Namely, she performed a few selections that objectified women and portrayed them as little more than objects of men’s affection — an idea that was integral to productions of the past but that doesn’t hold up anymore. For example, I could have done without the song “There is Nothing Like a Dame” from the musical “South Pacific,” which is basically man’s ode to the female figure.

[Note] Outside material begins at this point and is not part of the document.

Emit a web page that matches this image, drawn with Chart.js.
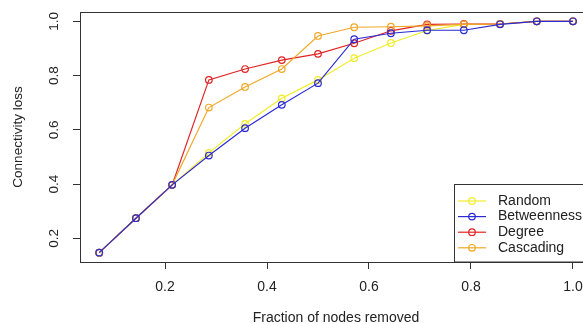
<!DOCTYPE html>
<html><head><meta charset="utf-8">
<style>
html,body{margin:0;padding:0;background:#fff;overflow:hidden;width:583px;height:324px}
canvas{display:block}
</style>
<script src="https://cdn.jsdelivr.net/npm/chart.js@4.4.1/dist/chart.umd.min.js"></script>
</head><body>
<canvas id="c" width="600" height="324" style="width:600px;height:324px"></canvas>
<script>
// ---- data ----
const fractions = [0.071, 0.143, 0.214, 0.286, 0.357, 0.429, 0.500, 0.571, 0.643, 0.714, 0.786, 0.857, 0.929, 1.000];
const randomLoss      = [0.147, 0.274, 0.397, 0.515, 0.622, 0.716, 0.784, 0.864, 0.920, 0.966, 0.989, 0.990, 1.000, 1.000];
const betweennessLoss = [0.147, 0.274, 0.397, 0.505, 0.606, 0.692, 0.772, 0.934, 0.956, 0.967, 0.967, 0.989, 1.000, 1.000];
const degreeLoss      = [0.147, 0.274, 0.397, 0.784, 0.824, 0.857, 0.880, 0.919, 0.965, 0.989, 0.990, 0.990, 1.000, 1.000];
const cascadingLoss   = [0.147, 0.274, 0.397, 0.682, 0.758, 0.824, 0.946, 0.978, 0.980, 0.983, 0.989, 0.990, 1.000, 1.000];
const seriesNames = ['Random', 'Betweenness', 'Degree', 'Cascading'];
const xTickValues = [0.2, 0.4, 0.6, 0.8, 1.0];
const xTickLabels = ['0.2', '0.4', '0.6', '0.8', '1.0'];
const yTickValues = [0.2, 0.4, 0.6, 0.8, 1.0];
const yTickLabels = ['0.2', '0.4', '0.6', '0.8', '1.0'];
const xTitle = 'Fraction of nodes removed';
const yTitle = 'Connectivity loss';

const colors = ['#f2ec2a', '#2b2bd4', '#e02424', '#f0a828'];
const drawOrder = [3, 0, 2, 1];
const FONT = '"Liberation Sans", Arial, Helvetica, sans-serif';
const TEXT = '#222';

function pts(ys){ return fractions.map((x,i)=>({x:x, y:ys[i]})); }
const allSeries = [randomLoss, betweennessLoss, degreeLoss, cascadingLoss];

const datasets = allSeries.map((ys,i)=>({
  label: seriesNames[i],
  data: pts(ys),
  borderColor: colors[i],
  backgroundColor: 'rgba(0,0,0,0)',
  borderWidth: 1.2,
  pointRadius: 3.3,
  pointBorderWidth: 1.2,
  pointBorderColor: colors[i],
  pointBackgroundColor: 'rgba(0,0,0,0)',
  tension: 0,
  order: drawOrder[i]
}));

const decor = {
  id: 'decor',
  afterDraw(chart){
    const ctx = chart.ctx, a = chart.chartArea, ys = chart.scales.y;
    ctx.save();
    // plot box
    ctx.strokeStyle = '#333'; ctx.lineWidth = 1;
    ctx.strokeRect(Math.round(a.left)+0.5, Math.round(a.top)+0.5, Math.round(a.right-a.left), Math.round(a.bottom-a.top));
    // rotated y tick labels
    ctx.fillStyle = TEXT;
    ctx.font = '13.5px ' + FONT;
    ctx.textAlign = 'center'; ctx.textBaseline = 'middle';
    yTickValues.forEach((v,i)=>{
      const py = ys.getPixelForValue(v);
      ctx.save(); ctx.translate(54, py); ctx.rotate(-Math.PI/2);
      ctx.fillText(yTickLabels[i], 0, 0); ctx.restore();
    });
    // legend
    const lx = 454.5, ly = 184.5;
    ctx.fillStyle = '#fff';
    ctx.fillRect(lx, ly, 200, Math.round(a.bottom) - ly);
    ctx.strokeStyle = '#333';
    ctx.strokeRect(lx, ly, 200, Math.round(a.bottom) - ly);
    ctx.font = '14px ' + FONT;
    ctx.textAlign = 'left';
    seriesNames.forEach((n,i)=>{
      const y = 201 + i*15.6;
      ctx.strokeStyle = colors[i]; ctx.lineWidth = 1.2;
      ctx.beginPath(); ctx.moveTo(458, y); ctx.lineTo(486, y); ctx.stroke();
      ctx.beginPath(); ctx.arc(472, y, 3.3, 0, Math.PI*2); ctx.stroke();
      ctx.fillStyle = TEXT;
      ctx.fillText(n, 498, y);
    });
    ctx.restore();
  }
};

new Chart(document.getElementById('c'), {
  type: 'line',
  data: { datasets },
  plugins: [decor],
  options: {
    responsive: false,
    animation: false,
    events: [],
    layout: { padding: { left: 0, top: 12, right: 8, bottom: 0 } },
    plugins: { legend: { display: false }, tooltip: { enabled: false } },
    scales: {
      x: {
        type: 'linear', min: 0.0333, max: 1.0373,
        afterBuildTicks: s => { s.ticks = xTickValues.map(v=>({value:v})); },
        afterFit: s => { s.height = 62; },
        border: { display: false },
        grid: { drawOnChartArea: false, drawTicks: true, tickLength: 7, color: '#333', lineWidth: 1 },
        ticks: {
          padding: 10, color: TEXT, maxRotation: 0, autoSkip: false,
          font: { family: FONT, size: 14 },
          callback: (v) => { const i = xTickValues.findIndex(t=>Math.abs(t-v)<1e-6); return i>=0 ? xTickLabels[i] : ''; }
        },
        title: { display: true, text: xTitle, color: TEXT, font: { family: FONT, size: 14, lineHeight: '12px' }, padding: { top: 0, bottom: 0 } }
      },
      y: {
        type: 'linear', min: 0.1126, max: 1.0343,
        afterBuildTicks: s => { s.ticks = yTickValues.map(v=>({value:v})); },
        afterFit: s => { s.width = 80; },
        border: { display: false },
        grid: { drawOnChartArea: false, drawTicks: true, tickLength: 7, color: '#333', lineWidth: 1 },
        ticks: { display: false },
        title: { display: true, text: yTitle, color: TEXT, font: { family: FONT, size: 13.5, lineHeight: '13px' }, padding: { top: 12, bottom: 0 } }
      }
    }
  }
});
</script>
</body></html>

She also sang numerous numbers from the perspective of women characters either singing gloomily about men not wanting them or singing triumphantly about men wanting them. The former was exhibited in her rendition of Sondheim's, “Send in the Clowns” and the latter was apparent in her performance of his later work, “In Buddy’s Eyes.” These types of songs place a woman’s entire value on whether or not she is adored by a man.
I would have loved to see the more dated numbers be offset by some newer, more progressive Broadway hits. Just imagining the glory of Peters taking on “Gimme, Gimme,” from “Thoroughly Modern Millie” or “Popular” from “Wicked” gives me goosebumps. Her comedic timing and vibrant personality would complement such roles flawlessly, and I’d love to see her doing something new.
However, regardless of these qualms with the setlist, Peters put on a thoroughly entertaining show. Her stunning soprano high notes and heavenly vibrato were delectable for the ears, and it’s impossible to deny that the woman has an incredible stage presence. She had the audience’s attention 100% of the time, captivating everyone with her unique and lively interpretation of classic numbers and even in the off moments with her playful stories between songs.
An especially memorable number was “No One is Alone” from the musical “Into the Woods,” for which Peters earned a Tony nomination for Best Featured Actress in 1987, when she portrayed the witch in its Broadway debut.
Peters didn’t sing “No One is Alone” on Broadway, but she has made her unique rendition of the song a regular occurrence in her live shows. Taking the song much slower than it’s traditionally performed, Peters meandered from note to note with her soothing tone and silky vibrato, and of course, she nailed the high note finish.
Surprisingly, Peters chose not to sing her most memorable Broadway hits, such as “Rose’s Turn” from the musical “Gypsy,” “Last Midnight” from “Into the Woods,” or anything from her Tony award-winning role as Annie in “Annie Get your Gun.” This may have been disappointing to anyone excited to hear her belt out the final, “for me!” in “Rose’s Turn” like she did on Broadway in 2003, but ultimately, she shouldn’t be obligated to perform her greatest hits over and over again.
Peters’ performance was memorable from start to finish. She captured the audience’s attention with her gregarious personality and outstanding vocals. Although her song selection could’ve used a 21st century revamp, there was something charming about hearing the classic pieces sung with her one-of-a-kind flair.